Ha! I am definitely not campaigning for anything, Matthew. I just wanted people to look at those fifteen book covers and consider a few things.
Jeez, if you move on to the YA Fantasy and SciFi category, you get another near-perfect score for women. Which intrigues me as well, because when I was growing up those genres were pretty male dominated. When did that shift happen? Was it all the rise of paranormal and dystopian books in the wake of Twilight and Hunger Games, or even earlier than that? On the other hand, the mix for Middle Grade books is rather nice - gender wise, genre-wise, and even format wise.
And I'm with Matthew. I skipped YA altogether and wrote-in Stick for favorite book. Which is also strangely girly-YA heavy. I suppose the goodreads population is self-selected, which is a major sampling bias.

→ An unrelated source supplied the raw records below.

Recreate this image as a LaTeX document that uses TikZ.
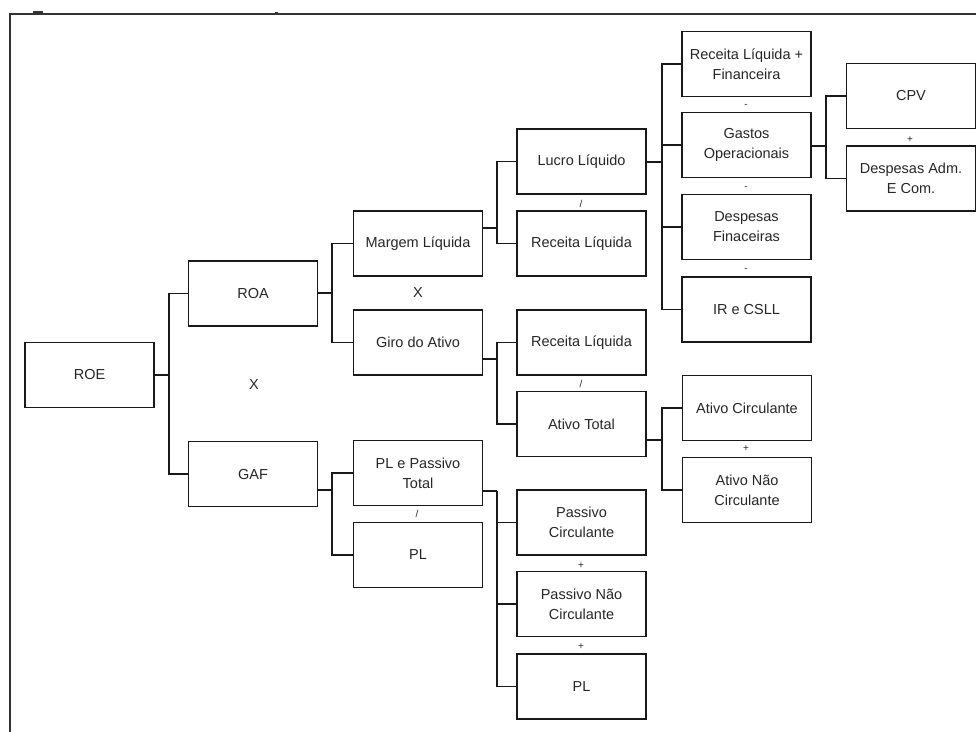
\documentclass[tikz,border=0pt]{standalone}
\usepackage{fontspec}
\setmainfont{Liberation Sans}
\begin{document}
\begin{tikzpicture}[x=1pt,y=-1pt,
  box/.style={draw=black!90,line width=1.7pt,minimum width=129pt,minimum height=65pt,inner sep=2pt,align=center,font=\fontsize{14.5}{20}\selectfont,text=black!85},
  conn/.style={draw=black!90,line width=1.4pt},
  oplbl/.style={inner sep=0pt,font=\fontsize{10}{12}\selectfont,text=black!85},
  xlbl/.style={inner sep=0pt,font=\fontsize{14.5}{17}\selectfont,text=black!85}]
\useasboundingbox (0,0) rectangle (976,731);
% frame
\draw[line width=2pt,black!80,line cap=rect] (976,14) -- (9.5,14) -- (9.5,731);
\fill[black!80] (33,11) rectangle (43,14);
\fill[black!80] (275,11.5) rectangle (278,14);
% boxes
\node[box] (roe) at (89.5,375) {ROE};
\node[box] (roa) at (253,293.5) {ROA};
\node[box] (gaf) at (253,474) {GAF};
\node[box] (margem) at (418,243.5) {Margem Líquida};
\node[box] (giro) at (418,342.5) {Giro do Ativo};
\node[box] (plpt) at (418,473) {PL e Passivo\\Total};
\node[box] (pla) at (418,555) {PL};
\node[box] (lucro) at (581.5,161.5) {Lucro Líquido};
\node[box] (reca) at (581.5,243.5) {Receita Líquida};
\node[box] (recb) at (581.5,342.5) {Receita Líquida};
\node[box] (ativot) at (581.5,424) {Ativo Total};
\node[box] (pc) at (581.5,522.5) {Passivo\\Circulante};
\node[box] (pnc) at (581.5,604) {Passivo Não\\Circulante};
\node[box] (plb) at (581.5,686.5) {PL};
\node[box] (rlf) at (746.5,64) {Receita Líquida +\\Financeira};
\node[box] (gastos) at (746.5,145) {Gastos\\Operacionais};
\node[box] (despfin) at (746.5,227) {Despesas\\Finaceiras};
\node[box] (ir) at (746.5,309.5) {IR e CSLL};
\node[box] (ativoc) at (747,408) {Ativo Circulante};
\node[box] (ativonc) at (747,490) {Ativo Não\\Circulante};
\node[box] (cpv) at (911,96) {CPV};
\node[box] (despadm) at (911,178.5) {Despesas Adm.\\E Com.};
% junctions
\coordinate (jroe) at (169,375);
\coordinate (jroa) at (332,293);
\coordinate (jgaf) at (332,490);
\coordinate (jmar) at (497,228);
\coordinate (jgiro) at (497,359);
\coordinate (jplpt) at (497,491);
\coordinate (jluc) at (662,162);
\coordinate (jat) at (662,440);
\coordinate (jgas) at (826,146);
% connectors
\draw[conn] (roe.east |- jroe) -- (jroe);
\draw[conn] (jroe) |- (roa.west);
\draw[conn] (jroe) |- (gaf.west);
\draw[conn] (roa.east |- jroa) -- (jroa);
\draw[conn] (jroa) |- (margem.west);
\draw[conn] (jroa) |- (giro.west);
\draw[conn] (gaf.east |- jgaf) -- (jgaf);
\draw[conn] (jgaf) |- (plpt.west);
\draw[conn] (jgaf) |- (pla.west);
\draw[conn] (margem.east |- jmar) -- (jmar);
\draw[conn] (jmar) |- (lucro.west);
\draw[conn] (jmar) |- (reca.west);
\draw[conn] (giro.east |- jgiro) -- (jgiro);
\draw[conn] (jgiro) |- (recb.west);
\draw[conn] (jgiro) |- (ativot.west);
\draw[conn] (plpt.east |- jplpt) -- (jplpt);
\draw[conn] (jplpt) |- (pc.west);
\draw[conn] (jplpt) |- (pnc.west);
\draw[conn] (jplpt) |- (plb.west);
\draw[conn] (lucro.east |- jluc) -- (jluc);
\draw[conn] (jluc) |- (rlf.west);
\draw[conn] (jluc) |- (gastos.west);
\draw[conn] (jluc) |- (despfin.west);
\draw[conn] (jluc) |- (ir.west);
\draw[conn] (ativot.east |- jat) -- (jat);
\draw[conn] (jat) |- (ativoc.west);
\draw[conn] (jat) |- (ativonc.west);
\draw[conn] (gastos.east |- jgas) -- (jgas);
\draw[conn] (jgas) |- (cpv.west);
\draw[conn] (jgas) |- (despadm.west);
% operator labels
\node[xlbl] (x1) at (254,385) {X};
\node[xlbl] (x2) at (418,293) {X};
\node[oplbl] (d1) at (581,204) {/};
\node[oplbl] (d2) at (581,384) {/};
\node[oplbl] (d3) at (417,514) {/};
\node[oplbl] (p1) at (581,566) {+};
\node[oplbl] (p2) at (581,647) {+};
\node[oplbl] (p3) at (746,449) {+};
\node[oplbl] (p4) at (910,140) {+};
\node[oplbl] (m1) at (746,106) {-};
\node[oplbl] (m2) at (746,188) {-};
\node[oplbl] (m3) at (746,270) {-};
\end{tikzpicture}
\end{document}
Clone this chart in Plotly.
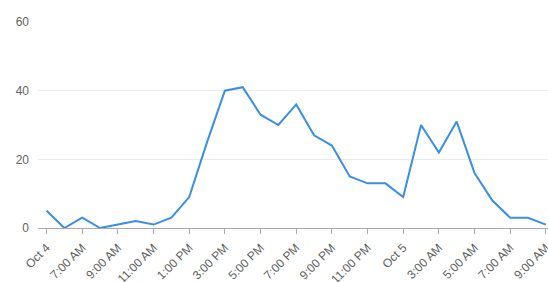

No campaigning suspected, sir. That's my job.
Actually, I am campaigning for something: I am campaigning for literacy and fairness and re-empowering our kids, as opposed to covert discouragement of literacy among young adult American males.
I haven't seen any of the lists. My visits to Goodreads aren't that often. But I wouldn't be surprised if the picture of young men is a bit, ahem, skewed by the aggragate of books considered as part of some YA categorical "best of".
My rage about this continues to pace around inside my head. My boys and I had a series of conversations this week about their education and the books they read.
The messages they get. My boys have checked out every copy of every book by you and Joe L. and Michael Grant and G. Neri and John Stephens and Daniel Kraus. My boy who emailed you told me that you emailed him back and even though I knew you would I almost wept at his happiness and the discussion he had about you and your books with his classmates.
Those are things worth campaigning for.